Soulmates, you argue. That has to be the answer.
“I think we were always meant to meet,” you murmur quietly, tracing a finger along the pale skin of his chest. “Don’t you?”
“We’ve shared numerous classes together and have offices within within the same hall,” he states blandly, “I think the chances of not meeting would be rather improbable.”
“Or maybe,” you huff, “we were always meant to meet because we’re soulmates.”
“I think that theory has been sufficiently disproven—”
“You never know! We believe in the divine even if we’ve never seen them, haven’t we? Who’s to say Celestia aren’t fake—”
“The Archons have spoken of them multiple times, and The Gods, in fact, do exist for us to see, so I think we can trust—”
“Maybe Celestia decide soulmates,” you reason, raising a pointed brow at him, “how will you disprove that? There’s no evidence that they haven’t, and you can’t collect much evidence about them, so I think it’s safe to say that it’s possible.”
“But then it’s equally as safe to say it’s not possible by that logic, as well,” he says smugly.
“Fine,” you huff, glowering up at him through puffed cheeks, “I guess you’re just too stubborn to convince.”
“I’m not stubborn,” he argues (which he does quite stubbornly, you want to say), “I apply logic and reasoning to my theories. Which is why they are hardly disproven.”
“Do you at least think we’d be soulmates in another world if they did exist?” You ask hopefully.
He looks like he wants to argue about the likelihood of another world existing altogether—it irritates you enough that it pulls a frown on your face before you grumble a quiet forget it, shuffling out of his arms and turning away to face your back at him.

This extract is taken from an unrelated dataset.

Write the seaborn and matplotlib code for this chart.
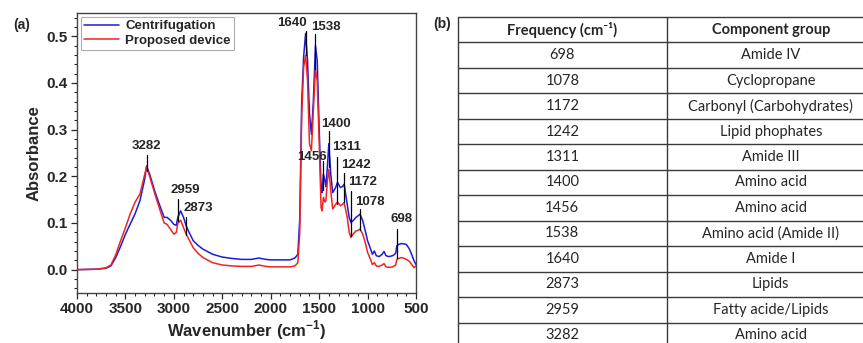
import numpy as np
import pandas as pd
import matplotlib
matplotlib.use("Agg")
import matplotlib.pyplot as plt
from matplotlib.ticker import MultipleLocator
import seaborn as sns

# FTIR spectra
wavenumber = [4000, 3800, 3700, 3650, 3600, 3550, 3500, 3450, 3400, 3350, 3300, 3282,
              3250, 3200, 3150, 3100, 3070, 3030, 3000, 2975, 2959, 2930, 2900, 2873,
              2850, 2800, 2750, 2700, 2600, 2500, 2400, 2300, 2200, 2120, 2100, 2050,
              2000, 1900, 1800, 1750, 1720, 1700, 1680, 1660, 1640, 1620, 1600, 1580,
              1560, 1538, 1520, 1500, 1480, 1470, 1456, 1440, 1430, 1415, 1400, 1380,
              1360, 1330, 1311, 1280, 1260, 1242, 1210, 1190, 1172, 1150, 1120, 1100,
              1078, 1050, 1020, 1000, 970, 950, 930, 910, 880, 850, 830, 810,
              780, 740, 710, 698, 680, 650, 620, 600, 570, 540, 520, 500]

centrifugation = [0.000, 0.001, 0.003, 0.008, 0.026, 0.050, 0.076, 0.098, 0.120, 0.148, 0.195, 0.222,
                  0.205, 0.170, 0.140, 0.112, 0.112, 0.105, 0.097, 0.095, 0.112, 0.126, 0.112, 0.094,
                  0.083, 0.062, 0.052, 0.044, 0.033, 0.027, 0.024, 0.022, 0.022, 0.025, 0.024, 0.022,
                  0.021, 0.021, 0.021, 0.025, 0.033, 0.110, 0.360, 0.456, 0.506, 0.448, 0.334, 0.290,
                  0.360, 0.480, 0.448, 0.305, 0.176, 0.165, 0.205, 0.190, 0.178, 0.220, 0.270, 0.205,
                  0.165, 0.176, 0.187, 0.176, 0.178, 0.183, 0.140, 0.112, 0.101, 0.105, 0.112, 0.115,
                  0.119, 0.105, 0.080, 0.062, 0.045, 0.033, 0.040, 0.030, 0.028, 0.033, 0.039, 0.030,
                  0.028, 0.030, 0.035, 0.051, 0.054, 0.056, 0.055, 0.054, 0.045, 0.030, 0.019, 0.011]

proposed = [0.000, 0.001, 0.004, 0.010, 0.032, 0.062, 0.090, 0.120, 0.145, 0.162, 0.205, 0.220,
            0.200, 0.165, 0.132, 0.100, 0.097, 0.085, 0.076, 0.080, 0.099, 0.106, 0.090, 0.076,
            0.067, 0.047, 0.035, 0.026, 0.015, 0.010, 0.008, 0.007, 0.007, 0.010, 0.009, 0.007,
            0.006, 0.006, 0.006, 0.008, 0.015, 0.080, 0.330, 0.434, 0.459, 0.405, 0.270, 0.255,
            0.340, 0.430, 0.405, 0.276, 0.133, 0.126, 0.155, 0.145, 0.148, 0.190, 0.215, 0.169,
            0.130, 0.140, 0.145, 0.137, 0.140, 0.144, 0.112, 0.080, 0.069, 0.076, 0.083, 0.084,
            0.087, 0.076, 0.055, 0.037, 0.022, 0.011, 0.015, 0.008, 0.007, 0.010, 0.013, 0.006,
            0.005, 0.006, 0.010, 0.022, 0.024, 0.026, 0.024, 0.022, 0.018, 0.010, 0.004, 0.008]

# peak markers: wavenumber, marker top/bottom, label position
peaks = [3282, 2959, 2873, 1640, 1538, 1456, 1400, 1311, 1242, 1172, 1078, 698]
peak_top = [0.245, 0.151, 0.112, 0.511, 0.506, 0.233, 0.298, 0.241, 0.208, 0.169, 0.130, 0.087]
peak_bottom = [0.212, 0.105, 0.075, 0.460, 0.430, 0.170, 0.220, 0.140, 0.145, 0.072, 0.085, 0.025]
label_x = [3282, 2885, 2748, 1780, 1434, 1574, 1324, 1214, 1115, 1053, 974, 645]
label_y = [0.264, 0.171, 0.133, 0.529, 0.520, 0.241, 0.312, 0.262, 0.225, 0.187, 0.145, 0.108]

# table (b)
table_freq = ["698", "1078", "1172", "1242", "1311", "1400", "1456", "1538", "1640", "2873", "2959", "3282"]
table_group = ["Amide IV", "Cyclopropane", "Carbonyl (Carbohydrates)", "Lipid phophates", "Amide III",
               "Amino acid", "Amino acid", "Amino acid (Amide II)", "Amide I", "Lipids",
               "Fatty acide/Lipids", "Amino acid"]

sns.set_style("ticks")
plt.rcParams['font.family'] = ['Liberation Sans', 'DejaVu Sans']
plt.rcParams['mathtext.fontset'] = 'custom'
plt.rcParams['mathtext.rm'] = 'Liberation Sans'
plt.rcParams['mathtext.bf'] = 'Liberation Sans:bold'

df = pd.DataFrame({
    "wavenumber": wavenumber * 2,
    "absorbance": centrifugation + proposed,
    "sample": ["Centrifugation"] * len(wavenumber) + ["Proposed device"] * len(wavenumber),
})

fig = plt.figure(figsize=(8.63, 3.43), dpi=100)
ax = fig.add_axes([77 / 863, 50 / 343, 339 / 863, 280 / 343])

sns.lineplot(data=df, x="wavenumber", y="absorbance", hue="sample", estimator=None,
             palette={"Centrifugation": "#1c1cd8", "Proposed device": "#ee2424"},
             linewidth=1.1, ax=ax)

for p, t, b, lx, ly in zip(peaks, peak_top, peak_bottom, label_x, label_y):
    ax.plot([p, p], [b, t], color="black", lw=0.9)
    ax.text(lx, ly, str(p), ha="center", va="center", fontsize=9.5, fontweight="bold")

ax.set_xlim(4000, 500)
ax.set_ylim(-0.05, 0.55)
ax.xaxis.set_major_locator(MultipleLocator(500))
ax.xaxis.set_minor_locator(MultipleLocator(100))
ax.yaxis.set_major_locator(MultipleLocator(0.1))
ax.yaxis.set_minor_locator(MultipleLocator(0.02))
ax.set_yticks([0.0, 0.1, 0.2, 0.3, 0.4, 0.5])
ax.set_yticklabels(["0.0", "0.1", "0.2", "0.3", "0.4", "0.5"])
ax.tick_params(which="major", direction="out", length=4, width=0.9, labelsize=11, pad=2.5)
ax.tick_params(which="minor", direction="out", length=2.5, width=0.8)
for lab in ax.get_xticklabels() + ax.get_yticklabels():
    lab.set_fontweight("bold")
for s in ax.spines.values():
    s.set_visible(True)
    s.set_color("#444444")
    s.set_linewidth(1.0)

ax.set_xlabel(r"Wavenumber (cm$^{\mathbf{-1}}$)", fontsize=12, fontweight="bold", labelpad=2)
ax.set_ylabel("Absorbance", fontsize=12, fontweight="bold", labelpad=4)

leg = ax.legend(loc="upper left", frameon=True, fancybox=False, fontsize=9.5,
                handlelength=2.6, borderaxespad=0.3, borderpad=0.25, labelspacing=0.15,
                handletextpad=0.5, title=None)
leg.get_frame().set_edgecolor("#999999")
leg.get_frame().set_linewidth(0.8)
for t in leg.get_texts():
    t.set_fontweight("bold")

fig.text(13 / 863, 1 - 25 / 343, "(a)", fontsize=10, fontweight="bold", va="center", ha="left")
fig.text(433 / 863, 1 - 24 / 343, "(b)", fontsize=10, fontweight="bold", va="center", ha="left")

# table drawn on its own axes
n_rows = len(table_freq) + 1
tab = fig.add_axes([458 / 863, (343 - 348) / 343, 417 / 863, 331 / 343])
tab.set_xlim(0, 1)
tab.set_ylim(n_rows, 0)
tab.axis("off")
line_kw = dict(color="#3a3a3a", lw=1.0, clip_on=False)
for r in range(n_rows + 1):
    tab.plot([0, 1], [r, r], **line_kw)
for c in [0, 0.5, 1]:
    tab.plot([c, c], [0, n_rows], **line_kw)

tfont = ['Lato', 'DejaVu Sans']
tab.text(0.25, 0.5, "Frequency (cm\u207b\u00b9)", ha="center", va="center",
         fontsize=10.5, fontweight="bold", family=tfont)
tab.text(0.75, 0.5, "Component group", ha="center", va="center",
         fontsize=10.5, fontweight="bold", family=tfont)
for i, (f, g) in enumerate(zip(table_freq, table_group)):
    tab.text(0.25, i + 1.5, f, ha="center", va="center", fontsize=10.5, family=tfont)
    tab.text(0.75, i + 1.5, g, ha="center", va="center", fontsize=10.5, family=tfont)

fig.savefig("out.png", dpi=100)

He chuckles, shaking his head. Something fond blooms in his chest, like a fresh padisarah in May.
“If,” he emphasizes as his arms wrap around you from behind, pulling you flush against his chest once more, “if in another world we existed where soulmates were real, then yes. I do think it would be you and I.”
“Really?” You ask quietly.
“Yes,” he whispers. Suddenly, he sounds rather sure about a theory he never even believed in the first place.
“I wonder what we’re doing in that other world,” you hum thoughtfully.
He sighs, bringing the blanket back up to cover both of your bodies and mumbles, “I would hope we’d be sleeping at a reasonable hour before a work day.”